Sir Isaac Newton (1642–1726) is considered by many to be the greatest mind of the Scientific Revolution. In his private notes, Newton wrote mathematically what he thought the end times of the world order, or apostate Church, as it existed at the time, would look like. Instead of studying astronomic data to calculate this, he spent a lot of time on biblical scripture and alchemy in an attempt to work out when the corrupt church would fall, pointing to the calendar year 2060.
The Hidden Archives and Decades of Study

The idea that Isaac Newton, a devout rationalist and student of empirical science, believed he could calculate this future event seems strange at first glance. And that’s why Newton never published these findings during his lifetime. He kept them hidden because he feared being ridiculed or losing his job. His calculations first came to light when a collection of private papers was sold at an auction in 1936. A British economist named John Maynard Keynes, in turn, bought them from dealers who had purchased them at the event. The papers are now digitized and archived at King’s College, Cambridge, and the National Library of Israel, among other institutions.
Newton is believed to have spent decades studying and analyzing everything from alchemy recipes to the Book of Revelation, in an attempt to also unlock when Jesus would return to Earth. He became completely absorbed in secretly calculating the fall of the corrupt church.
The papers were initially discovered in a portion of the archives that belonged to Newton’s family, before eventually being donated to various institutions. They represented the life’s work of a man who believed every part of the universe operated under a divine set of instructions, and that somewhere within the Bible was a formula for figuring out when the corrupt powers would end. Newton searched the Bible for these prophetic clues throughout his life, with the same intensity he used to calculate the effects of gravity.
The Mathematics of the Apocalypse

One of the timestamps which Newton took from the Book of Daniel was the cryptic phrase “time times and half a time.” The phrase refers to a period of suffering for the Jewish people. Newton believed it also pointed to a future time when the Christian church would be corrupted. Newton calculated this phrase to mean a period of 1260 days or roughly three and a half years. He used a popular method among 17th-century Bible scholars called the day-for-a-year principle. The principle assumed that one day in the text stood for one real year in history in prophecy.
He interpreted these 1260 days as 1260 literal years using the day-for-a-year principle. This way, he would arrive at his centuries-long deadline by setting the start date of this prophetic era to 800 AD, when both Charlemagne became Roman Emperor, and papal supremacy over world politics was solidified in Rome.
The Timeline of the Little Horn

Newton also chose 800 AD as the starting point because he believed that was the year that the Pope’s political power became corrupt. He believed that the corruption was the Little Horn described in the Bible. According to Newton, the year 800 marked the beginning of the Little Horn of the papacy, and he believed that key parts of Christianity had become corrupt because of political power ever since.
Adding 1260 years to 800 equaled 2060, the result of his calculation.
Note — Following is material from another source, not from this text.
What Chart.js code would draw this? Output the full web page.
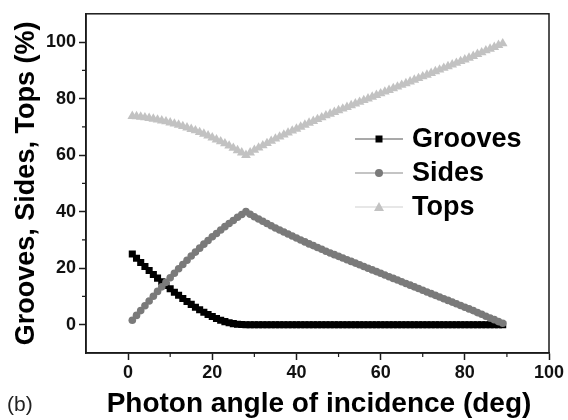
<!DOCTYPE html>
<html>
<head>
<meta charset="utf-8">
<script src="https://cdn.jsdelivr.net/npm/chart.js@4/dist/chart.umd.min.js"></script>
<style>
  html, body { margin: 0; padding: 0; background: #fff; }
  #wrap { width: 568px; height: 420px; }
</style>
</head>
<body>
<div id="wrap"><canvas id="grafico" width="568" height="420"></canvas></div>
<script>
const angles = [
  1, 2, 3, 4, 5, 6, 7, 8, 9, 10,
  11, 12, 13, 14, 15, 16, 17, 18, 19, 20,
  21, 22, 23, 24, 25, 26, 27, 28, 29, 30,
  31, 32, 33, 34, 35, 36, 37, 38, 39, 40,
  41, 42, 43, 44, 45, 46, 47, 48, 49, 50,
  51, 52, 53, 54, 55, 56, 57, 58, 59, 60,
  61, 62, 63, 64, 65, 66, 67, 68, 69, 70,
  71, 72, 73, 74, 75, 76, 77, 78, 79, 80,
  81, 82, 83, 84, 85, 86, 87, 88, 89
];
const grooves = [
  25.0, 23.5, 22.0, 20.6, 19.2, 17.8, 16.5, 15.2, 13.9, 12.7,
  11.5, 10.4, 9.3, 8.2, 7.2, 6.2, 5.3, 4.4, 3.6, 2.9,
  2.2, 1.6, 1.1, 0.7, 0.4, 0.2, 0.1, 0, 0, 0,
  0, 0, 0, 0, 0, 0, 0, 0, 0, 0,
  0, 0, 0, 0, 0, 0, 0, 0, 0, 0,
  0, 0, 0, 0, 0, 0, 0, 0, 0, 0,
  0, 0, 0, 0, 0, 0, 0, 0, 0, 0,
  0, 0, 0, 0, 0, 0, 0, 0, 0, 0,
  0, 0, 0, 0, 0, 0, 0, 0, 0
];
const sides = [
  1.6, 3.3, 5.0, 6.7, 8.4, 10.1, 11.8, 13.4, 15.0, 16.6,
  18.2, 19.8, 21.3, 22.8, 24.3, 25.7, 27.1, 28.5, 29.8, 31.1,
  32.3, 33.5, 34.7, 35.8, 36.9, 38.0, 39.0, 40.0, 39.1, 38.2,
  37.4, 36.6, 35.8, 35.0, 34.2, 33.5, 32.8, 32.1, 31.4, 30.7,
  30.0, 29.3, 28.6, 28.0, 27.3, 26.7, 26.0, 25.4, 24.8, 24.2,
  23.6, 23.0, 22.4, 21.8, 21.2, 20.6, 20.0, 19.4, 18.8, 18.2,
  17.6, 17.0, 16.4, 15.8, 15.2, 14.6, 14.0, 13.4, 12.8, 12.2,
  11.6, 11.0, 10.4, 9.8, 9.2, 8.6, 8.0, 7.4, 6.8, 6.2,
  5.6, 5.0, 4.3, 3.7, 3.0, 2.4, 1.8, 1.1, 0.5
];
const tops = [
  73.8, 73.7, 73.5, 73.3, 73.1, 72.8, 72.5, 72.2, 71.9, 71.5,
  71.1, 70.7, 70.2, 69.7, 69.2, 68.7, 68.1, 67.5, 66.9, 66.2,
  65.5, 64.8, 64.1, 63.3, 62.5, 61.7, 60.9, 60.0, 60.9, 61.8,
  62.6, 63.4, 64.2, 65.0, 65.8, 66.5, 67.2, 67.9, 68.6, 69.3,
  70.0, 70.7, 71.4, 72.0, 72.7, 73.3, 74.0, 74.6, 75.2, 75.8,
  76.4, 77.0, 77.6, 78.2, 78.8, 79.4, 80.0, 80.6, 81.2, 81.8,
  82.4, 83.0, 83.6, 84.2, 84.8, 85.4, 86.0, 86.6, 87.2, 87.8,
  88.4, 89.0, 89.6, 90.2, 90.8, 91.4, 92.0, 92.6, 93.2, 93.8,
  94.4, 95.0, 95.7, 96.3, 97.0, 97.6, 98.2, 98.9, 99.5
];
const xTicks = [0, 20, 40, 60, 80, 100];
const yTicks = [0, 20, 40, 60, 80, 100];
const xMinor = [10, 30, 50, 70, 90];
const yMinor = [10, 30, 50, 70, 90];

const seriesNames = ["Grooves", "Sides", "Tops"];
const seriesColors = ["#000000", "#7a7a7a", "#c2c2c2"];
const legendLine = ["#555555", "#8a8a8a", "#cfcfcf"];
const seriesStyles = ["rect", "circle", "triangle"];
const xTitle = "Photon angle of incidence (deg)";

const AXIS = "#1a1a1a";
const FONT = "'Liberation Sans', Arial, sans-serif";

const toPoints = (vals) => vals.map((v, i) => ({ x: angles[i], y: v }));

// frame, minor ticks, legend, x title and panel label
const extras = {
    id: "extras",
    afterDraw(chart) {
        const ctx = chart.ctx;
        const a = chart.chartArea;
        const xs = chart.scales.x;
        const ys = chart.scales.y;
        ctx.save();
        ctx.strokeStyle = AXIS;
        ctx.lineWidth = 1.5;
        ctx.strokeRect(a.left, a.top, a.right - a.left, a.bottom - a.top);

        ctx.lineWidth = 1.2;
        ctx.beginPath();
        xMinor.forEach((v) => {
            const px = xs.getPixelForValue(v);
            ctx.moveTo(px, a.bottom);
            ctx.lineTo(px, a.bottom + 4);
        });
        yMinor.forEach((v) => {
            const py = ys.getPixelForValue(v);
            ctx.moveTo(a.left, py);
            ctx.lineTo(a.left - 4, py);
        });
        ctx.stroke();

        // legend
        const lx = 355, tx = 412;
        const rows = [139, 173, 207];
        ctx.font = "bold 27px " + FONT;
        ctx.textBaseline = "middle";
        ctx.textAlign = "left";
        seriesNames.forEach((name, i) => {
            const y = rows[i];
            ctx.strokeStyle = legendLine[i];
            ctx.lineWidth = 1.2;
            ctx.beginPath();
            ctx.moveTo(lx, y);
            ctx.lineTo(lx + 48, y);
            ctx.stroke();
            ctx.fillStyle = seriesColors[i];
            const cx = lx + 24;
            ctx.beginPath();
            if (seriesStyles[i] === "rect") {
                ctx.rect(cx - 3.5, y - 3.5, 7, 7);
            } else if (seriesStyles[i] === "circle") {
                ctx.arc(cx, y, 4, 0, Math.PI * 2);
            } else {
                ctx.moveTo(cx, y - 5);
                ctx.lineTo(cx + 5, y + 4);
                ctx.lineTo(cx - 5, y + 4);
                ctx.closePath();
            }
            ctx.fill();
            ctx.fillStyle = "#000";
            ctx.fillText(name, tx, y + 1);
        });

        ctx.font = "bold 28px " + FONT;
        ctx.textAlign = "center";
        ctx.fillText(xTitle, 319, 404);

        ctx.textAlign = "left";
        ctx.font = "21px " + FONT;
        ctx.fillStyle = "#222";
        ctx.fillText("(b)", 7, 405);
        ctx.restore();
    },
};

function generateChart() {
    const info = {
        datasets: [
            {
                label: seriesNames[0],
                data: toPoints(grooves),
                borderColor: seriesColors[0],
                backgroundColor: seriesColors[0],
                borderWidth: 1.5,
                pointStyle: "rect",
                pointRadius: 5,
                pointBorderWidth: 0,
                order: 1,
            },
            {
                label: seriesNames[1],
                data: toPoints(sides),
                borderColor: seriesColors[1],
                backgroundColor: seriesColors[1],
                borderWidth: 1.5,
                pointStyle: "circle",
                pointRadius: 3.8,
                pointBorderWidth: 0,
                order: 0,
            },
            {
                label: seriesNames[2],
                data: toPoints(tops),
                borderColor: seriesColors[2],
                backgroundColor: seriesColors[2],
                borderWidth: 1.5,
                pointStyle: "triangle",
                pointRadius: 5.6,
                pointBorderWidth: 0,
                order: 2,
            },
        ],
    };
    const tickFont = { family: FONT, size: 18, weight: "bold" };
    const titleFont = { family: FONT, size: 27, weight: "bold" };
    const options = {
        responsive: false,
        animation: false,
        layout: { padding: { top: 12, right: 19, left: 0, bottom: 0 } },
        scales: {
            x: {
                type: "linear",
                min: -10,
                max: 100,
                afterBuildTicks: (s) => { s.ticks = xTicks.map((v) => ({ value: v })); },
                afterFit: (s) => { s.height = 67; },
                ticks: { font: tickFont, color: "#111", padding: 2, maxRotation: 0 },
                grid: { drawOnChartArea: false, tickLength: 7, tickColor: AXIS, tickWidth: 1.5 },
                border: { color: AXIS, width: 1.5 },
            },
            y: {
                min: -10,
                max: 110,
                afterBuildTicks: (s) => { s.ticks = yTicks.map((v) => ({ value: v })); },
                afterFit: (s) => { s.width = 86; },
                ticks: { font: tickFont, color: "#111", padding: 3 },
                grid: { drawOnChartArea: false, tickLength: 7, tickColor: AXIS, tickWidth: 1.5 },
                border: { color: AXIS, width: 1.5 },
                title: { display: true, text: "Grooves, Sides, Tops (%)", font: titleFont, color: "#000", padding: { top: 10, bottom: 0 } },
            },
        },
        plugins: {
            legend: { display: false },
            tooltip: { enabled: false },
        },
    };
    const config = {
        type: "line",
        data: info,
        options,
        plugins: [extras],
    };
    const meuGrafico = new Chart(document.getElementById("grafico"), config);
}
generateChart();
</script>
</body>
</html>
Newton wrote down this calculation around the year 1705, which is confirmed by the original manuscript. He did not mean that he thought the world would suddenly cease to exist in a fiery explosion when he referred to the end of the corrupt age.
A Vision of Global Renewal

Newton believed that there would be a reset of worldly powers. He believed in a global removal of the corruption of the Catholic Church, a revelation of spiritual truths, and a return of Christ to usher in a new period of peace and prosperity. He believed that corrupt governments and false religious leaders would be removed and a new, peaceful 1000-year Kingdom of God would begin after the Battle of Armageddon. Newton stated that he knew the events were unlikely to begin before 2060. He saw no reason for them to begin sooner. He set 2060 as the earliest possible date. 2060 symbolized progress and renewal, not literal extinction.